• To do
Only the lines from the one holding "Write a Python" through the one holding "from matplotlib.ticker import" are to be retyped, exactly as they appear, with both boundary lines included.

• Records for the task
◇ ◇ ◇ ◇

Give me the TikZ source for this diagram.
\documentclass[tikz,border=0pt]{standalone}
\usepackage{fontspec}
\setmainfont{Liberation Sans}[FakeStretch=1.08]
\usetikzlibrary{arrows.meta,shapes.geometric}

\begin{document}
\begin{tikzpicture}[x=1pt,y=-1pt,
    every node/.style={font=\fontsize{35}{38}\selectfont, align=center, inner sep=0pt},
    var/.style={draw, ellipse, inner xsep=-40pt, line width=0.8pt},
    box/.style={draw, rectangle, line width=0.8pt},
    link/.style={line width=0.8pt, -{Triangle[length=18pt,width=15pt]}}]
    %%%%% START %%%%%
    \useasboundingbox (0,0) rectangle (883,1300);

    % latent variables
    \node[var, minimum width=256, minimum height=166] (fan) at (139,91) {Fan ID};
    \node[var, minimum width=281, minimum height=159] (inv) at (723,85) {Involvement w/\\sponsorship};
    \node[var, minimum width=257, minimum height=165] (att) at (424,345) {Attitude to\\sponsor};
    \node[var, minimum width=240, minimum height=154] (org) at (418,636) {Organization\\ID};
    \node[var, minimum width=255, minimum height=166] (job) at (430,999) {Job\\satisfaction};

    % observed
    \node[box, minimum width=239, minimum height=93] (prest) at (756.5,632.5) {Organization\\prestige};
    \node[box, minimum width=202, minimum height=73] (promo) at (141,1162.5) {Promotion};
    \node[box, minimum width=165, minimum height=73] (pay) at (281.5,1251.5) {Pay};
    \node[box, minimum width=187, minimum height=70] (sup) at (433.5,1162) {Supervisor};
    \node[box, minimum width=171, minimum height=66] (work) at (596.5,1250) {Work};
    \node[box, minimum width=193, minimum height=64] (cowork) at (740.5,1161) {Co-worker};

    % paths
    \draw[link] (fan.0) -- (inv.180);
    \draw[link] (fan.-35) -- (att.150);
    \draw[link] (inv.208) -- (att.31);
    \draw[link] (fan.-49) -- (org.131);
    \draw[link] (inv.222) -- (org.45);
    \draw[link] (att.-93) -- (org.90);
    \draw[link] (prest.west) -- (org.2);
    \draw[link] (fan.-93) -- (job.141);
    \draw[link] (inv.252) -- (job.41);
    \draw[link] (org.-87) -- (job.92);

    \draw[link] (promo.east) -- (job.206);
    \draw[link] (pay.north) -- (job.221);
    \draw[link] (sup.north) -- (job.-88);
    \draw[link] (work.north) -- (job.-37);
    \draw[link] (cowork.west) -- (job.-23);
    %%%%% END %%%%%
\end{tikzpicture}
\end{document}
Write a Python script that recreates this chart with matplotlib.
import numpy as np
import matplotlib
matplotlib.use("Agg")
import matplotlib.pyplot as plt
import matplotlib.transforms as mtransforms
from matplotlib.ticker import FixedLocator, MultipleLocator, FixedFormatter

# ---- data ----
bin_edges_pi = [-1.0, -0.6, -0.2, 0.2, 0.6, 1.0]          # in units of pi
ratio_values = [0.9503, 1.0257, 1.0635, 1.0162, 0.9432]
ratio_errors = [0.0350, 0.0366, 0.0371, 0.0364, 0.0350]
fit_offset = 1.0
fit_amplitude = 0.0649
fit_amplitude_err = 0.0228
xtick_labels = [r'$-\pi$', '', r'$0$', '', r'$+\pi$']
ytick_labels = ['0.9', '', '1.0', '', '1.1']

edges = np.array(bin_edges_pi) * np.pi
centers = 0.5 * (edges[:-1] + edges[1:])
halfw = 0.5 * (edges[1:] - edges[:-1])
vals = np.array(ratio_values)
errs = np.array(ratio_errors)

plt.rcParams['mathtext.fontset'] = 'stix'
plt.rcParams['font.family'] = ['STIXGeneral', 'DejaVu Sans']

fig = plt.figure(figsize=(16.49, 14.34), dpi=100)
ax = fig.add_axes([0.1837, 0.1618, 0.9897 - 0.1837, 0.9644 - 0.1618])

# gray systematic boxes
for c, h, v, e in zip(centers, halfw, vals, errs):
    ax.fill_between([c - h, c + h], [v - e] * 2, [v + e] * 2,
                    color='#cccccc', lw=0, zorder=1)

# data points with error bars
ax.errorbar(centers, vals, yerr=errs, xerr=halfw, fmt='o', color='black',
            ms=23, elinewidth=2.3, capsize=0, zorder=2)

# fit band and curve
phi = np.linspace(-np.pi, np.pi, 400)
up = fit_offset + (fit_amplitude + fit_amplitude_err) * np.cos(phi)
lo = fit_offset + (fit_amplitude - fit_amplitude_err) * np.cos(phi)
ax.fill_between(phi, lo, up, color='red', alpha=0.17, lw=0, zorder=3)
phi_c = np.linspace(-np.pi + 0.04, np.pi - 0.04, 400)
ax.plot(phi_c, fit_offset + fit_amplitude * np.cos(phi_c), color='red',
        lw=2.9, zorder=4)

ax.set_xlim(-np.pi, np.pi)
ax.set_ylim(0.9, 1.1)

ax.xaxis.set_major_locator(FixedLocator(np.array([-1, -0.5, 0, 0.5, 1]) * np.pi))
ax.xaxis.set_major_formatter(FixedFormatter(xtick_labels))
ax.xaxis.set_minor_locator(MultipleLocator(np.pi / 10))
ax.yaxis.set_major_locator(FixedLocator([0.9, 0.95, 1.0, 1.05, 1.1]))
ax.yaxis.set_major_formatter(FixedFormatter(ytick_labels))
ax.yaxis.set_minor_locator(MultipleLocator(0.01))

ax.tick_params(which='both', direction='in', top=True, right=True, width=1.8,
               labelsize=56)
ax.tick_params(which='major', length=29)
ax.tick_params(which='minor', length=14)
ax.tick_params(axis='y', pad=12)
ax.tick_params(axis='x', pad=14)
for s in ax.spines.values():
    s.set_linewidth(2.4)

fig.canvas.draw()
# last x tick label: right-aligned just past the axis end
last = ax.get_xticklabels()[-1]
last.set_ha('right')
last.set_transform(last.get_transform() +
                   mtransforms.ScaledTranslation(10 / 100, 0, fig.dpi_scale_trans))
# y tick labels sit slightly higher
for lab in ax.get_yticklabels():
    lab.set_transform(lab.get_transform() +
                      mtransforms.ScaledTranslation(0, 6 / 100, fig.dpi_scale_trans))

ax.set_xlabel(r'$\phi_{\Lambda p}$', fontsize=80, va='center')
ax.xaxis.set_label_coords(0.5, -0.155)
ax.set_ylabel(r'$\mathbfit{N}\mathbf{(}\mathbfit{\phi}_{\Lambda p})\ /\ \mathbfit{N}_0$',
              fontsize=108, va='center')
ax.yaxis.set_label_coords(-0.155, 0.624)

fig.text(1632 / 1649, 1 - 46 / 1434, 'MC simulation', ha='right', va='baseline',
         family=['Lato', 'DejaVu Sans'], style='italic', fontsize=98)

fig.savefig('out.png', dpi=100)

◇ ◇ ◇ ◇

• The solution
Write a Python script that recreates this chart with matplotlib.
import numpy as np
import matplotlib
matplotlib.use("Agg")
import matplotlib.pyplot as plt
import matplotlib.transforms as mtransforms
from matplotlib.ticker import FixedLocator, MultipleLocator, FixedFormatter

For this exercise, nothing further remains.